Question

Using the equations

2 H₂ (g) + O₂ (g) → 2 H₂O (l) ∆H° = -572 kJ/mol
Ca (s) + ½ O₂ (g) → CaO (s) ∆H° = -635 kJ/mol
CaO (s) + H₂O (l) → Ca(OH)₂ (s) ∆H° = -64 kJ/mol
Determine the molar enthalpy (in kJ/mol) for the reaction
Ca (s) + 2 H₂O (l) → Ca(OH)₂ (s) + H₂ (g).

Answer 1

To determine the molar enthalpy for the reaction Ca (s) + 2 H₂O (l) → Ca(OH)₂ (s) + H₂ (g), we can use Hess's law and combine the given reactions. The molar enthalpy is -1271 kJ/mol.

Step-by-step explanation:

To determine the molar enthalpy for the reaction Ca (s) + 2 H₂O (l) → Ca(OH)₂ (s) + H₂ (g), we can use Hess's law. For this, we need to find a combination of reactions that will add up to the desired reaction.

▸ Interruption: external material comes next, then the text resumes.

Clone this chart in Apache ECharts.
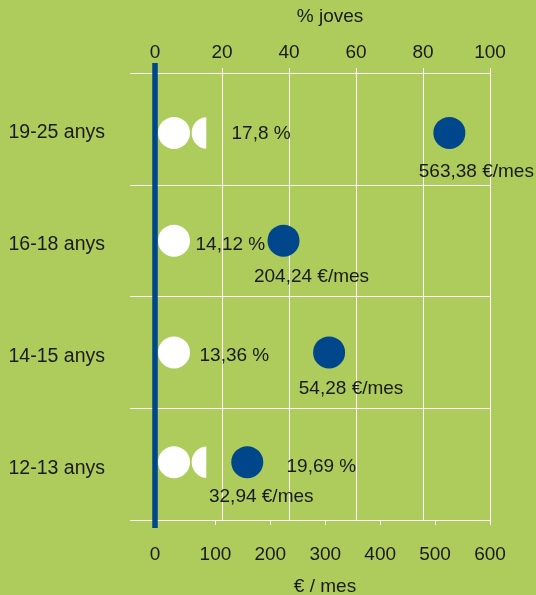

Here is one possible combination:

1. Ca (s) + ½ O₂ (g) → CaO (s) ∆H° = -635 kJ/mol
2. CaO (s) + H₂O (l) → Ca(OH)₂ (s) ∆H° = -64 kJ/mol
3. 2 H₂ (g) + O₂ (g) → 2 H₂O (l) ∆H° = -572 kJ/mol

Now, we can add these reactions together to obtain the desired reaction:

• Ca (s) + ½ O₂ (g) + 2 H₂ (g) + O₂ (g) → Ca(OH)₂ (s) + H₂ (g)
• ∆H° = -635 kJ/mol + -572 kJ/mol + -64 kJ/mol = -1271 kJ/mol

Therefore, the molar enthalpy for the reaction Ca (s) + 2 H₂O (l) → Ca(OH)₂ (s) + H₂ (g) is -1271 kJ/mol.